* [WRITTEN TASK]:
Copy every line from the data below in which the string "script" can be found.

# # #

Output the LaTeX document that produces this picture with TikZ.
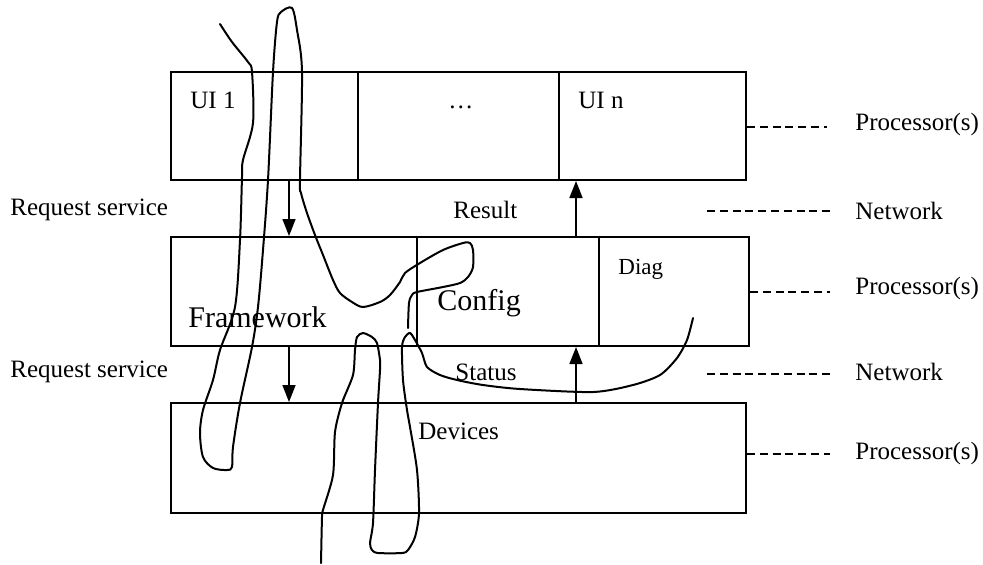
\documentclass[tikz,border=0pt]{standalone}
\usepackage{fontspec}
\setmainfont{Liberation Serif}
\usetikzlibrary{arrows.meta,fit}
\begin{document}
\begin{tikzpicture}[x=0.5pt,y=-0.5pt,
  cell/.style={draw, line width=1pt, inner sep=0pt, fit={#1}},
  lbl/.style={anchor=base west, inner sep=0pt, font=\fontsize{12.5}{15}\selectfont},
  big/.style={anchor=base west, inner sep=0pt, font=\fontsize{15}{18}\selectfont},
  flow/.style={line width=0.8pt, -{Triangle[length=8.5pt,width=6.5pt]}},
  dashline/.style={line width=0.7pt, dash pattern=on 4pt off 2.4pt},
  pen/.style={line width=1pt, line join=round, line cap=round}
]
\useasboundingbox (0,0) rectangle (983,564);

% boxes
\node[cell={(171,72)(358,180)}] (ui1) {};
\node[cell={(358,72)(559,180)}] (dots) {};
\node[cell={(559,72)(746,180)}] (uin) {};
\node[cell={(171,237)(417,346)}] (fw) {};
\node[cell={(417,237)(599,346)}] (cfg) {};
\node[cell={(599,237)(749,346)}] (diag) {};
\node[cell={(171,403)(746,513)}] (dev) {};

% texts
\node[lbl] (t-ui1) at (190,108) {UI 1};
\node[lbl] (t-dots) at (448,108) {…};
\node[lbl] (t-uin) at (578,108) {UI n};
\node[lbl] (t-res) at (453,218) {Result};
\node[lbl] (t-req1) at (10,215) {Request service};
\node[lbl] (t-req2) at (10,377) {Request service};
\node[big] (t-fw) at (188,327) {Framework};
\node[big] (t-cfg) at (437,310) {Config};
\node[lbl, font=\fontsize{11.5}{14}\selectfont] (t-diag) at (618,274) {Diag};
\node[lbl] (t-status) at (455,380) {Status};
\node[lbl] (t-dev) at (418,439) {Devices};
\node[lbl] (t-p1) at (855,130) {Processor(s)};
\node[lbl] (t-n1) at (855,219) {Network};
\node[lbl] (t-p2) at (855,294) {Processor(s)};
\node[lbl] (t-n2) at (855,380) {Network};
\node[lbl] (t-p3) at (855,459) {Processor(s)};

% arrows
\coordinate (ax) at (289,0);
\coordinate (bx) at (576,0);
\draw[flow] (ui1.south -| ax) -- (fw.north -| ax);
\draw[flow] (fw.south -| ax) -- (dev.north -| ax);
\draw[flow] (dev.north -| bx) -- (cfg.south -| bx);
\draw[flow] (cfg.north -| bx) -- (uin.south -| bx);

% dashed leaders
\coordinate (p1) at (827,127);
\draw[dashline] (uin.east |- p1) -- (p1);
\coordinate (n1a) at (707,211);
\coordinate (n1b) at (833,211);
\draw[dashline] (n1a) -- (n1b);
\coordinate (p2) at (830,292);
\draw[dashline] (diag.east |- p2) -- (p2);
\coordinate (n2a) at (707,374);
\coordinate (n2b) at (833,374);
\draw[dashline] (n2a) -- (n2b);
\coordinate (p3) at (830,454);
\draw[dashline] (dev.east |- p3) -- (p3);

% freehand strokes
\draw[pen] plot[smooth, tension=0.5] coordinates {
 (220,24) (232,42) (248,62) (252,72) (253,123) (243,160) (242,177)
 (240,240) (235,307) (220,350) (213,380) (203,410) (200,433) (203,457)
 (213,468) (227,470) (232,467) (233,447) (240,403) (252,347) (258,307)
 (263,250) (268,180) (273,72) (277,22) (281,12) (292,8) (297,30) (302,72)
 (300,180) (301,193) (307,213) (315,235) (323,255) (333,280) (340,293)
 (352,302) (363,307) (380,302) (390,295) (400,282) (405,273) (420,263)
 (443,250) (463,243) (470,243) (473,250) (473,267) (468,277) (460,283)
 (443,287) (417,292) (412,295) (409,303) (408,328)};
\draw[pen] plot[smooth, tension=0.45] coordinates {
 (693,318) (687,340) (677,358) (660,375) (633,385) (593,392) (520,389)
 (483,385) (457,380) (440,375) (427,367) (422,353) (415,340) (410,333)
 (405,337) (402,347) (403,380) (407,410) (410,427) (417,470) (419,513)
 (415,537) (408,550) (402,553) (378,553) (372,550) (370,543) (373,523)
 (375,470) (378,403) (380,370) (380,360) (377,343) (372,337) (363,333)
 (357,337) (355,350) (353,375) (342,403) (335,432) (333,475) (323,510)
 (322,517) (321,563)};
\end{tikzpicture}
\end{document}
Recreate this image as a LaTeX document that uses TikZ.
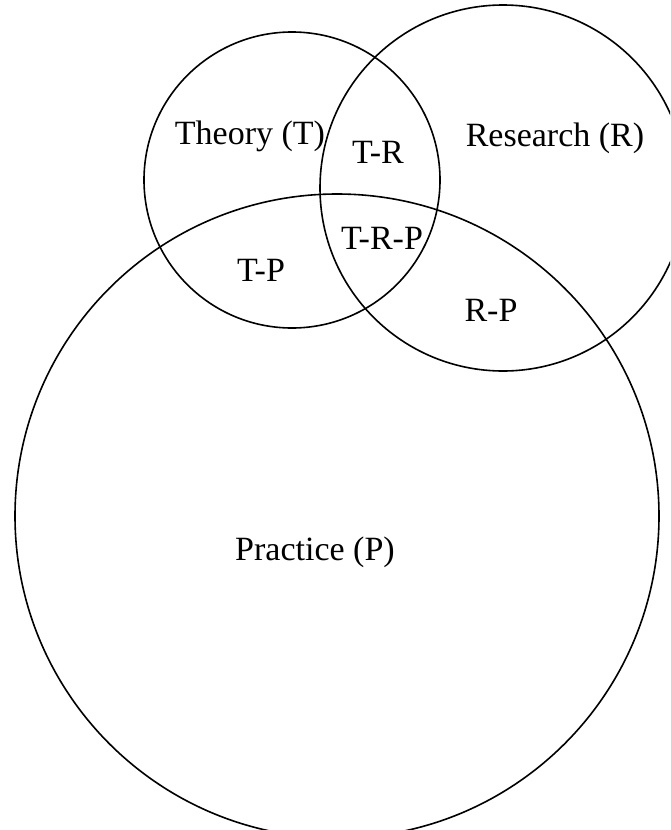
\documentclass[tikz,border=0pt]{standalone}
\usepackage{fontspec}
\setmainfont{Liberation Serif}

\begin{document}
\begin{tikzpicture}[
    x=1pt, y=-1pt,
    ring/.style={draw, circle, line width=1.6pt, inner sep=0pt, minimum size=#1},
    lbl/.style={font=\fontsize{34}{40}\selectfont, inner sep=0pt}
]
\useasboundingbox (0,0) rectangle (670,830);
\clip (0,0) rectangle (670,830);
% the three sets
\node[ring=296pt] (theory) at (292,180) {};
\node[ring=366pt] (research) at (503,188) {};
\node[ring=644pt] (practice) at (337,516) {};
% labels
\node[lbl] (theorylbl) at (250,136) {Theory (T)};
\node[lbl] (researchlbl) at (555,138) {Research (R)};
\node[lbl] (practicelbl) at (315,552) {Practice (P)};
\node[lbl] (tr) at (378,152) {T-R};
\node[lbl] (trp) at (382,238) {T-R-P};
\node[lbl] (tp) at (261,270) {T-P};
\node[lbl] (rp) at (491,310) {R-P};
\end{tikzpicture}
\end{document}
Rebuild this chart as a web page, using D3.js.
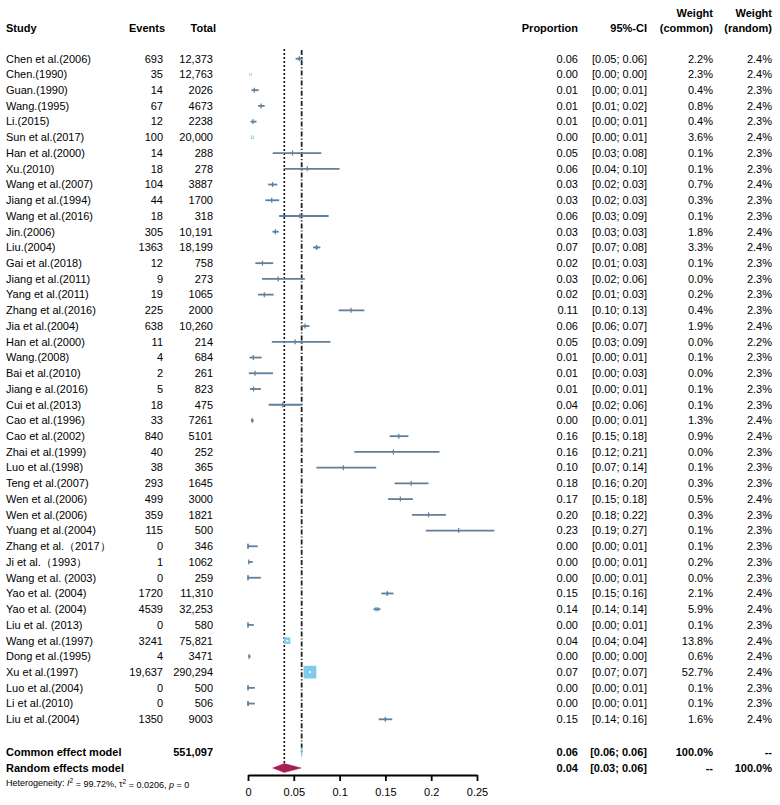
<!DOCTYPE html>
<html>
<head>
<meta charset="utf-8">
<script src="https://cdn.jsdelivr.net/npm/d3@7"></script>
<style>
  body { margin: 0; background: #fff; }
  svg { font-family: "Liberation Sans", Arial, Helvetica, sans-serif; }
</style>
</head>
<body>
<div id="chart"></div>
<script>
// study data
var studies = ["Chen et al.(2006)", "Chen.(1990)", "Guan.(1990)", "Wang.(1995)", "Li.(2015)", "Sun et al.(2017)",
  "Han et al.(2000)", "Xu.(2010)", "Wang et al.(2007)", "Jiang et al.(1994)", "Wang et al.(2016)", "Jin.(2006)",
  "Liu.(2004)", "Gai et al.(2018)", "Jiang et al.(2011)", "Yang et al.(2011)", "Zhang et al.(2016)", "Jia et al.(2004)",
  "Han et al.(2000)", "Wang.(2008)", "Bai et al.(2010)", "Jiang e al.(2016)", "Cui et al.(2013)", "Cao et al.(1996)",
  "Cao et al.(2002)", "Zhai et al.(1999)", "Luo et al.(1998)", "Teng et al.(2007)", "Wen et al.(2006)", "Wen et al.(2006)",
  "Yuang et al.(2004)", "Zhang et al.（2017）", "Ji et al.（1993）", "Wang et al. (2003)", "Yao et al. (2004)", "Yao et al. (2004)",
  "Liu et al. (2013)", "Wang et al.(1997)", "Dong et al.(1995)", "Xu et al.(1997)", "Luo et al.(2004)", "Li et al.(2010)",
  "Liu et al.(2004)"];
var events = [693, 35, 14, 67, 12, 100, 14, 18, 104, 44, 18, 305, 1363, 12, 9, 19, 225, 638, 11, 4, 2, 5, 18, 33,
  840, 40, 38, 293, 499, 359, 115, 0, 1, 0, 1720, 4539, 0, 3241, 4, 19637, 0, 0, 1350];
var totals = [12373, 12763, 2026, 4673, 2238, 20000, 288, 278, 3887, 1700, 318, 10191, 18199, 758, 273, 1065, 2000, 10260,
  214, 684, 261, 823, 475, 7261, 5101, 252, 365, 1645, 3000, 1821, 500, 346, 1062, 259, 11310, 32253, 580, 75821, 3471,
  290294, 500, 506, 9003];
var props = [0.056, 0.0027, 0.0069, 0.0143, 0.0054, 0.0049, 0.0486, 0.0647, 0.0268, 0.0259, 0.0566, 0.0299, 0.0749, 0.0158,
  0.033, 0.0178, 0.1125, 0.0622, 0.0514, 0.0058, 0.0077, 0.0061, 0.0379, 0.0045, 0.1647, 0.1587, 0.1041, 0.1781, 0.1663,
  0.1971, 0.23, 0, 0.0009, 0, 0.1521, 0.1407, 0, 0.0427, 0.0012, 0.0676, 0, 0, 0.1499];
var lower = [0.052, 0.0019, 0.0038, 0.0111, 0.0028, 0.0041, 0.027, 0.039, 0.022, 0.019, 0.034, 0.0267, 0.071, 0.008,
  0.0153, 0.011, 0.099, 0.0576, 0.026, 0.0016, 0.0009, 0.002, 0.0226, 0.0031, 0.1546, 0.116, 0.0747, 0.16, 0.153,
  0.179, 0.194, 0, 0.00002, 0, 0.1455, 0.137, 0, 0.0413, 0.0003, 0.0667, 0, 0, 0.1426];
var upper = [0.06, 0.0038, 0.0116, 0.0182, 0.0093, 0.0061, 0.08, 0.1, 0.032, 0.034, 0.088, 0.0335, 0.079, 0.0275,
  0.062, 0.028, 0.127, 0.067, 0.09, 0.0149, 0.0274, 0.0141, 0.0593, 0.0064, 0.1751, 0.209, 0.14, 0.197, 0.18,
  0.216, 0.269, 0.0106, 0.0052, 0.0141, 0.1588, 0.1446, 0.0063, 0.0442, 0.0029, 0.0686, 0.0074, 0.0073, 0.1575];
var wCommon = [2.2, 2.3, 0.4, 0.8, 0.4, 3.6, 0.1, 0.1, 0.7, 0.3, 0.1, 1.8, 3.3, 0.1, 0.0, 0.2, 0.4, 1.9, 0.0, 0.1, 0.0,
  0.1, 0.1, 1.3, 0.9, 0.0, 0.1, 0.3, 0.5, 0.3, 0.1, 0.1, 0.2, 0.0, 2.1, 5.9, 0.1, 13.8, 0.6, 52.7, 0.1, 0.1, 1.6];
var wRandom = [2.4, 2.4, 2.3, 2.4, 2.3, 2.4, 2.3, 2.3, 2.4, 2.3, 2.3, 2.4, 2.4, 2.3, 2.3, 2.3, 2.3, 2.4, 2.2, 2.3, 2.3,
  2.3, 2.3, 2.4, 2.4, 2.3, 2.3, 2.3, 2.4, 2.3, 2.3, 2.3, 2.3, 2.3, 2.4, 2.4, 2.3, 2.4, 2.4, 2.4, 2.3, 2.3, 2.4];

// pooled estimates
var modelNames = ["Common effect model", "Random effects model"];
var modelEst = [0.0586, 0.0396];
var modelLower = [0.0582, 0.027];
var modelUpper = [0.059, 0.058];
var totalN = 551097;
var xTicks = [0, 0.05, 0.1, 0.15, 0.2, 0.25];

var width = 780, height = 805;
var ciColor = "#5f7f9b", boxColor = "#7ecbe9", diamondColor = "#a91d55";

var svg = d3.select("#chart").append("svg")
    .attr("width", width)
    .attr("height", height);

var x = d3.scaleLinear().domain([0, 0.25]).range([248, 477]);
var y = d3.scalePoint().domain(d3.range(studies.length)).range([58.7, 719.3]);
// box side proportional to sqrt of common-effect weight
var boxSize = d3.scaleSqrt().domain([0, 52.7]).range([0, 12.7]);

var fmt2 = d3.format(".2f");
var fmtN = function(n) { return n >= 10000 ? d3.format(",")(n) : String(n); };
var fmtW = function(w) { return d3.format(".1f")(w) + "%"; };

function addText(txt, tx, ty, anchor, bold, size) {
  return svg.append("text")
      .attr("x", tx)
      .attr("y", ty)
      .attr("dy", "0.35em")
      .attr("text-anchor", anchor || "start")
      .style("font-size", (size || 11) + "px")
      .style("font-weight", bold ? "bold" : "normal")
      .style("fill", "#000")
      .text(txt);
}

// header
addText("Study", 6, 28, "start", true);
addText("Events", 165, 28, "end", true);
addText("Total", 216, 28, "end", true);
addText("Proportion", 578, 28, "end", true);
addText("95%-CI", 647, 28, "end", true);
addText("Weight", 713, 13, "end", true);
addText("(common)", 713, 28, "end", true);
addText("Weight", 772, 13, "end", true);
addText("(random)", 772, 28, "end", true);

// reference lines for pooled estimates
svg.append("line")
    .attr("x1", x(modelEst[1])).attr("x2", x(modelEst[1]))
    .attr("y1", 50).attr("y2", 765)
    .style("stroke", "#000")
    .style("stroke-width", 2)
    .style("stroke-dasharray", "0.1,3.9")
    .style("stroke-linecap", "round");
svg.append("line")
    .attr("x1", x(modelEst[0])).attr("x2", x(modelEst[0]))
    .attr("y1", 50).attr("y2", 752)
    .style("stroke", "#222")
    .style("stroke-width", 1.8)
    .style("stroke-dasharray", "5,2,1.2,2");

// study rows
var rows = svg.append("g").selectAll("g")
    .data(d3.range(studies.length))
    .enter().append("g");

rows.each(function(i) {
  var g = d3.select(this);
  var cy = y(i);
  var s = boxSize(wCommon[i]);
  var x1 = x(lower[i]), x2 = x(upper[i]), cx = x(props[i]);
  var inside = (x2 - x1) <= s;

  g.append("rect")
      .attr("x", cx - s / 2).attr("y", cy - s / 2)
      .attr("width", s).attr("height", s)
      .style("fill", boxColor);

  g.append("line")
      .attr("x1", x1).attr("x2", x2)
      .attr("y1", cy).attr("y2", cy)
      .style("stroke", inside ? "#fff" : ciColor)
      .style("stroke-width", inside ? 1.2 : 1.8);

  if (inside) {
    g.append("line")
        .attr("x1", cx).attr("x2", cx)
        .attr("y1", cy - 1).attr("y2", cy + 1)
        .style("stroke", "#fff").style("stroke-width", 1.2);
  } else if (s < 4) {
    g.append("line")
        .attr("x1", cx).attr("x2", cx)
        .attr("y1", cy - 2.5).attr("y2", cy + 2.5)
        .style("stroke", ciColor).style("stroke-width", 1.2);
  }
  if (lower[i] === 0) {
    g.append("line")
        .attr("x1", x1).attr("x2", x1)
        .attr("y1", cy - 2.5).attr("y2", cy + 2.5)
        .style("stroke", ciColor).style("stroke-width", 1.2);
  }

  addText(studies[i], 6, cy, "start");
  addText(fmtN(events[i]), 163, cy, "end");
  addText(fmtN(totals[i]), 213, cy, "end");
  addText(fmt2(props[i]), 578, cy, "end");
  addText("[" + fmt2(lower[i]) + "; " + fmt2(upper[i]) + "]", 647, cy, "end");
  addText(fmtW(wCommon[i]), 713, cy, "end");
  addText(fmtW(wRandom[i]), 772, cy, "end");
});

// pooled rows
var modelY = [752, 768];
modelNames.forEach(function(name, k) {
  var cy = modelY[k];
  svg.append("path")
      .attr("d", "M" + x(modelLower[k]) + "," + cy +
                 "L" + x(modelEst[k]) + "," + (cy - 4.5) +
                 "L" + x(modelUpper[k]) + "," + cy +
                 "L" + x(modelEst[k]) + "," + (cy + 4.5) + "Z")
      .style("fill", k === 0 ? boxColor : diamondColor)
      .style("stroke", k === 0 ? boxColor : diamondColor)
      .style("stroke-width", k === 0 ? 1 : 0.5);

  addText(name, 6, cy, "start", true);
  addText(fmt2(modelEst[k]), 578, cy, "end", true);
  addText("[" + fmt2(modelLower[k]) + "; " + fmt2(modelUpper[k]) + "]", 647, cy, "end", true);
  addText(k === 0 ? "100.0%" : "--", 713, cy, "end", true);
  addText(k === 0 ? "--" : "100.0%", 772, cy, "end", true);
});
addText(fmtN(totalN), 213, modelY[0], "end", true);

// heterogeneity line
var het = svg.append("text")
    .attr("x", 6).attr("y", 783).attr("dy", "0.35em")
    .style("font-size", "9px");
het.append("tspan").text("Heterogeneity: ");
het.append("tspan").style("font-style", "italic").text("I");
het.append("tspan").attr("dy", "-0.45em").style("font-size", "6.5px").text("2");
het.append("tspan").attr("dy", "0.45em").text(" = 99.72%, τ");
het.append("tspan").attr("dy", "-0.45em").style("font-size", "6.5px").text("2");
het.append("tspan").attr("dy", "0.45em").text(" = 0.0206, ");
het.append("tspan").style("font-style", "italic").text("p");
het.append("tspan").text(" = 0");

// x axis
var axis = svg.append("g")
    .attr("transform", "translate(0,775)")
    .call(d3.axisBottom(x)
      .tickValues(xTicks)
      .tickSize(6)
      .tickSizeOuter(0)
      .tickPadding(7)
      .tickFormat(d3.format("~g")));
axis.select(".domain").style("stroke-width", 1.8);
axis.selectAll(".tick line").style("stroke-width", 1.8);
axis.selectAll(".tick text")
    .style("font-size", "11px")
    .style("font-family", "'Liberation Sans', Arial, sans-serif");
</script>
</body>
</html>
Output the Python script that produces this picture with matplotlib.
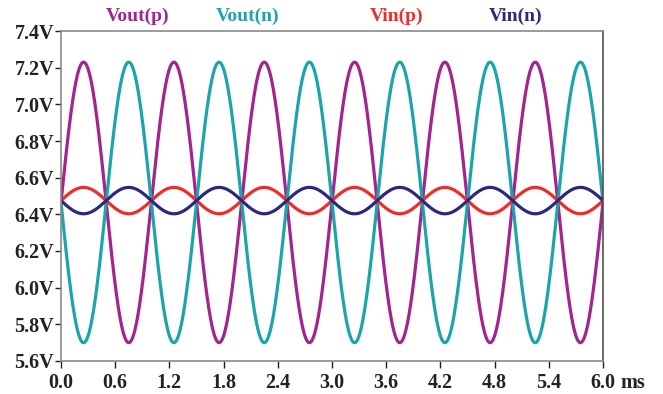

# # #

* [CORRECT ANSWER]:
<script src="https://cdn.jsdelivr.net/npm/d3@7"></script>
<script>
</script>
Output the Python script that produces this picture with matplotlib.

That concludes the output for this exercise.